Data segment:
-----

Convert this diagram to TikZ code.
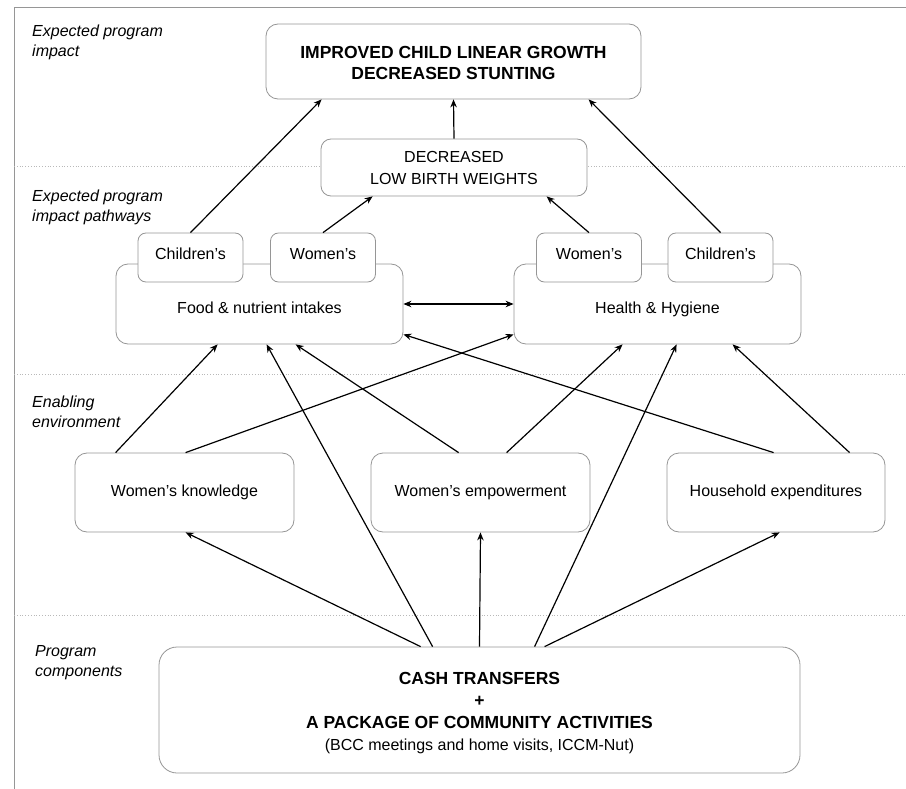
\documentclass[tikz,border=0pt]{standalone}
\usepackage{fontspec}
\setmainfont{Liberation Sans}
\usetikzlibrary{arrows.meta}
\definecolor{boxgray}{RGB}{150,150,150}
\definecolor{sepgray}{RGB}{185,185,185}
\begin{document}
\begin{tikzpicture}[x=1pt,y=-1pt,
 	box/.style={draw=boxgray, line width=0.8pt, rounded corners=12pt, fill=white, align=center, inner sep=0pt, font=\fontsize{16}{22}\selectfont},
 	tab/.style={box, rounded corners=8pt, minimum width=105pt, minimum height=49pt, text height=8pt, text depth=3.5pt},
 	bigbox/.style={box, font=\fontsize{17.5}{21.5}\selectfont\bfseries},
 	lab/.style={anchor=north west, align=left, inner sep=0pt, font=\fontsize{16}{20}\selectfont\itshape},
 	arr/.style={-{Stealth[length=8pt,width=6.5pt]}, line width=1.2pt},
 	sep/.style={draw=sepgray, dotted, line width=0.8pt}]
 	\useasboundingbox (0,0) rectangle (906,789);
 	% frame and bands
 	\draw [boxgray, line width=0.8pt] (906,7) -- (14,7) -- (14,789);
 	\draw [sep] (14,166) -- (906,166);
 	\draw [sep] (14,374) -- (906,374);
 	\draw [sep] (14,615) -- (906,615);
 	\node [lab] (labimpact) at (32,25) {Expected program\\impact};
 	\node [lab] (labpath) at (32,190) {Expected program\\impact pathways};
 	\node [lab] (labenv) at (32,396) {Enabling\\environment};
 	\node [lab] (labcomp) at (35,645) {Program\\components};
 	% boxes
 	\node [bigbox, minimum width=375pt, minimum height=75pt] (impact) at (453.5,61.5) {\rule{0pt}{15pt}IMPROVED CHILD LINEAR GROWTH\\DECREASED STUNTING};
 	\node [box, minimum width=266pt, minimum height=57pt, rounded corners=10pt] (lbw) at (454,167.5) {DECREASED\\LOW BIRTH WEIGHTS};
 	\node [box, minimum width=287pt, minimum height=80pt, text height=22pt, text depth=3.5pt] (food) at (259.5,304) {Food \& nutrient intakes};
 	\node [box, minimum width=287pt, minimum height=80pt, text height=22pt, text depth=3.5pt] (health) at (657.5,304) {Health \& Hygiene};
 	\node [tab] (lchild) at (190.5,257.5) {Children’s};
 	\node [tab] (lwomen) at (323,257.5) {Women’s};
 	\node [tab] (rwomen) at (589,257.5) {Women’s};
 	\node [tab] (rchild) at (720.5,257.5) {Children’s};
 	\node [box, minimum width=219pt, minimum height=79pt] (know) at (184.5,492.5) {Women’s knowledge};
 	\node [box, minimum width=219pt, minimum height=79pt] (empower) at (480.5,492.5) {Women’s empowerment};
 	\node [box, minimum width=218pt, minimum height=79pt] (hhexp) at (776,492.5) {Household expenditures};
 	\node [box, minimum width=641pt, minimum height=126pt, rounded corners=18pt] (cash) at (479.5,710) {\fontsize{17.5}{22.5}\selectfont\bfseries\rule{0pt}{18.5pt}CASH TRANSFERS\\\fontsize{17.5}{22.5}\selectfont\bfseries +\\\fontsize{17.5}{22.5}\selectfont\bfseries A PACKAGE OF COMMUNITY ACTIVITIES\\(BCC meetings and home visits, ICCM-Nut)};
 	% impact arrows
 	\draw [arr] (lbw.north) -- (impact.south);
 	\draw [arr] (lchild.north) -- ([xshift=56pt]impact.south west);
 	\draw [arr] (rchild.north) -- ([xshift=323pt]impact.south west);
 	\draw [arr] (lwomen.north) -- ([xshift=52pt]lbw.south west);
 	\draw [arr] (rwomen.north) -- ([xshift=226pt]lbw.south west);
 	\draw [{Stealth[length=8pt,width=6.5pt]}-{Stealth[length=8pt,width=6.5pt]}, line width=1.2pt] (food.east) -- (health.west);
 	% enabling environment to pathways
 	\draw [arr] ([xshift=41pt]know.north west) -- ([xshift=102pt]food.south west);
 	\draw [arr] ([xshift=111pt]know.north west) -- ([yshift=10pt]health.south west);
 	\draw [arr] ([xshift=88pt]empower.north west) -- ([xshift=180pt]food.south west);
 	\draw [arr] ([xshift=136pt]empower.north west) -- ([xshift=109pt]health.south west);
 	\draw [arr] ([xshift=107pt]hhexp.north west) -- ([yshift=10pt]food.south east);
 	\draw [arr] ([xshift=183pt]hhexp.north west) -- ([xshift=219pt]health.south west);
 	% program components
 	\draw [arr] ([xshift=262pt]cash.north west) -- ([xshift=111pt]know.south west);
 	\draw [arr] ([xshift=274pt]cash.north west) -- ([xshift=151pt]food.south west);
 	\draw [arr] (cash.north) -- (empower.south);
 	\draw [arr] ([xshift=376pt]cash.north west) -- ([xshift=163pt]health.south west);
 	\draw [arr] ([xshift=386pt]cash.north west) -- ([xshift=113pt]hhexp.south west);
\end{tikzpicture}
\end{document}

-----

Task brief:
Leave the images out and output the remaining material exactly as it stands.

Written solution:
Convert this diagram to TikZ code.
\documentclass[tikz,border=0pt]{standalone}
\usepackage{fontspec}
\setmainfont{Liberation Sans}
\usetikzlibrary{arrows.meta}
\definecolor{boxgray}{RGB}{150,150,150}
\definecolor{sepgray}{RGB}{185,185,185}
\begin{document}
\begin{tikzpicture}[x=1pt,y=-1pt,
 	box/.style={draw=boxgray, line width=0.8pt, rounded corners=12pt, fill=white, align=center, inner sep=0pt, font=\fontsize{16}{22}\selectfont},
 	tab/.style={box, rounded corners=8pt, minimum width=105pt, minimum height=49pt, text height=8pt, text depth=3.5pt},
 	bigbox/.style={box, font=\fontsize{17.5}{21.5}\selectfont\bfseries},
 	lab/.style={anchor=north west, align=left, inner sep=0pt, font=\fontsize{16}{20}\selectfont\itshape},
 	arr/.style={-{Stealth[length=8pt,width=6.5pt]}, line width=1.2pt},
 	sep/.style={draw=sepgray, dotted, line width=0.8pt}]
 	\useasboundingbox (0,0) rectangle (906,789);
 	% frame and bands
 	\draw [boxgray, line width=0.8pt] (906,7) -- (14,7) -- (14,789);
 	\draw [sep] (14,166) -- (906,166);
 	\draw [sep] (14,374) -- (906,374);
 	\draw [sep] (14,615) -- (906,615);
 	\node [lab] (labimpact) at (32,25) {Expected program\\impact};
 	\node [lab] (labpath) at (32,190) {Expected program\\impact pathways};
 	\node [lab] (labenv) at (32,396) {Enabling\\environment};
 	\node [lab] (labcomp) at (35,645) {Program\\components};
 	% boxes
 	\node [bigbox, minimum width=375pt, minimum height=75pt] (impact) at (453.5,61.5) {\rule{0pt}{15pt}IMPROVED CHILD LINEAR GROWTH\\DECREASED STUNTING};
 	\node [box, minimum width=266pt, minimum height=57pt, rounded corners=10pt] (lbw) at (454,167.5) {DECREASED\\LOW BIRTH WEIGHTS};
 	\node [box, minimum width=287pt, minimum height=80pt, text height=22pt, text depth=3.5pt] (food) at (259.5,304) {Food \& nutrient intakes};
 	\node [box, minimum width=287pt, minimum height=80pt, text height=22pt, text depth=3.5pt] (health) at (657.5,304) {Health \& Hygiene};
 	\node [tab] (lchild) at (190.5,257.5) {Children’s};
 	\node [tab] (lwomen) at (323,257.5) {Women’s};
 	\node [tab] (rwomen) at (589,257.5) {Women’s};
 	\node [tab] (rchild) at (720.5,257.5) {Children’s};
 	\node [box, minimum width=219pt, minimum height=79pt] (know) at (184.5,492.5) {Women’s knowledge};
 	\node [box, minimum width=219pt, minimum height=79pt] (empower) at (480.5,492.5) {Women’s empowerment};
 	\node [box, minimum width=218pt, minimum height=79pt] (hhexp) at (776,492.5) {Household expenditures};
 	\node [box, minimum width=641pt, minimum height=126pt, rounded corners=18pt] (cash) at (479.5,710) {\fontsize{17.5}{22.5}\selectfont\bfseries\rule{0pt}{18.5pt}CASH TRANSFERS\\\fontsize{17.5}{22.5}\selectfont\bfseries +\\\fontsize{17.5}{22.5}\selectfont\bfseries A PACKAGE OF COMMUNITY ACTIVITIES\\(BCC meetings and home visits, ICCM-Nut)};
 	% impact arrows
 	\draw [arr] (lbw.north) -- (impact.south);
 	\draw [arr] (lchild.north) -- ([xshift=56pt]impact.south west);
 	\draw [arr] (rchild.north) -- ([xshift=323pt]impact.south west);
 	\draw [arr] (lwomen.north) -- ([xshift=52pt]lbw.south west);
 	\draw [arr] (rwomen.north) -- ([xshift=226pt]lbw.south west);
 	\draw [{Stealth[length=8pt,width=6.5pt]}-{Stealth[length=8pt,width=6.5pt]}, line width=1.2pt] (food.east) -- (health.west);
 	% enabling environment to pathways
 	\draw [arr] ([xshift=41pt]know.north west) -- ([xshift=102pt]food.south west);
 	\draw [arr] ([xshift=111pt]know.north west) -- ([yshift=10pt]health.south west);
 	\draw [arr] ([xshift=88pt]empower.north west) -- ([xshift=180pt]food.south west);
 	\draw [arr] ([xshift=136pt]empower.north west) -- ([xshift=109pt]health.south west);
 	\draw [arr] ([xshift=107pt]hhexp.north west) -- ([yshift=10pt]food.south east);
 	\draw [arr] ([xshift=183pt]hhexp.north west) -- ([xshift=219pt]health.south west);
 	% program components
 	\draw [arr] ([xshift=262pt]cash.north west) -- ([xshift=111pt]know.south west);
 	\draw [arr] ([xshift=274pt]cash.north west) -- ([xshift=151pt]food.south west);
 	\draw [arr] (cash.north) -- (empower.south);
 	\draw [arr] ([xshift=376pt]cash.north west) -- ([xshift=163pt]health.south west);
 	\draw [arr] ([xshift=386pt]cash.north west) -- ([xshift=113pt]hhexp.south west);
\end{tikzpicture}
\end{document}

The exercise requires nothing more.